Ideally, it would help if you aimed for areas with relatively low vacancy rates to increase the likelihood of consistent occupancy. After all, consistent tenancy also translates to steady rental income and fewer losses.
3. Analyze Local Economic Factors
Another step is to consider the local economic conditions and their impact on the rental market. Job growth, population trends, and industry developments can influence rental demand and tenant affordability.
A thriving job market and stable economy would undoubtedly encourage more people to relocate to the area, creating a more robust rental market.
4. Identify Target Tenant Demographics
Different rental markets cater to a select target tenant demographic based on the specific amenities or job centers they have. When analyzing an area, you should consider whether you’re targeting young professionals, families, students, or retirees. As each demographic has specific preferences and needs.
An in-depth understanding of your target tenants’ requirements will help you identify the ideal location and amenities to offer, significantly boosting tenant retention.
5. Consider Market Trends
Stay informed about market trends that may affect the rental market in your area. Are any significant developments, infrastructure projects, or regulatory changes on the horizon? Changes in local laws or regulations, such as rent control or short-term rental restrictions, can substantially impact your investment. Additionally, keep an eye on emerging neighborhoods or areas experiencing revitalization, as they may offer growth potential and increased rental demand.
Remember that these high-value neighborhoods could be in other states, and it might be worthwhile to pursue long-distance property ownership.
6. Seek Professional Advice
Finally, you should consult local real estate agents, property management companies, or industry experts with in-depth knowledge of your target area’s rental market. These professionals can provide valuable insights, data, and guidance based on their experience, which can help you navigate the local rental market more efficiently.
Professional advice can also help you make informed decisions that align with your investment goals and ensure your business succeeds.
Top 3 Questions to Ask When Buying a Rental Property
1. What are the Active Rental Markets in the Area?
When buying a rental property, the critical question is, ‘What are the active rental markets in the area like?’ Understanding the current rental market trends and identifying the areas with high rental demand can significantly impact the success of your investment.
You can pinpoint the active rental markets by researching and analyzing population growth, job opportunities, amenities, and proximity to educational institutions or business districts. These markets offer a higher potential for attracting tenants, maintaining low vacancy rates, and achieving desirable rental yields.
2. How Will You Deal with Tenants?
Another question that should be at the forefront of your mind when buying a rental property is, “How will you deal with tenants?” Tenant management is crucial to successful property ownership, and your approach can significantly impact your investment’s profitability and overall experience.
Will you handle tenant screening and lease agreements independently, or will you enlist the services of a property management company?

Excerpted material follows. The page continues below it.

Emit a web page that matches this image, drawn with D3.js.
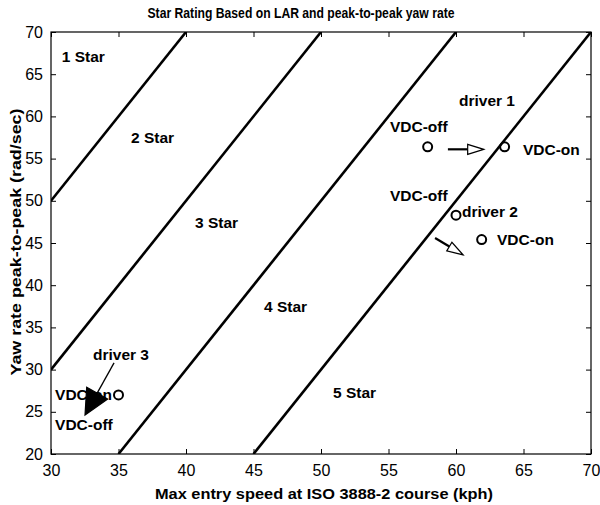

Are you prepared to address tenant concerns, maintenance requests, and potential conflicts? It might seem like a good idea to answer these questions on the fly, but this common landlord mistake can create unnecessary misunderstandings. Instead, you should carefully consider your strategy for tenant management upfront to ensure a smoother and more rewarding landlord-tenant relationship, safeguard your property, and contribute to long-term success in the rental property market.
3. What are the Operational Expenses?
When considering the purchase of a rental property, it’s crucial to understand the full scope of operational expenses involved. Operational expenses encompass all the costs associated with owning and managing the property, including property taxes, insurance, maintenance and repairs, utilities, property management fees, advertising expenses, and potential vacancies. By asking about the operational costs upfront, you can accurately assess the financial viability and profitability of the investment.
In addition, understanding these costs will help you determine the potential cash flow and return on investment, allowing you to make an informed decision and ensure a successful venture in the rental property market.
Conclusion
Conducting a simple rental market analysis is fundamental for anyone involved in the rental property market. With the insights gained from this analysis, landlords and property investors can make well-informed decisions that can significantly impact their financial success. By thoroughly examining rental rates, vacancy rates, and local demand, you can set competitive rental prices, identify lucrative areas, and attract reliable tenants.
Remember, the rental market is dynamic and constantly evolving, so regular analysis is essential to stay ahead of the curve. With the knowledge and tools acquired through this guide, you can confidently navigate the rental market and achieve your investment goals.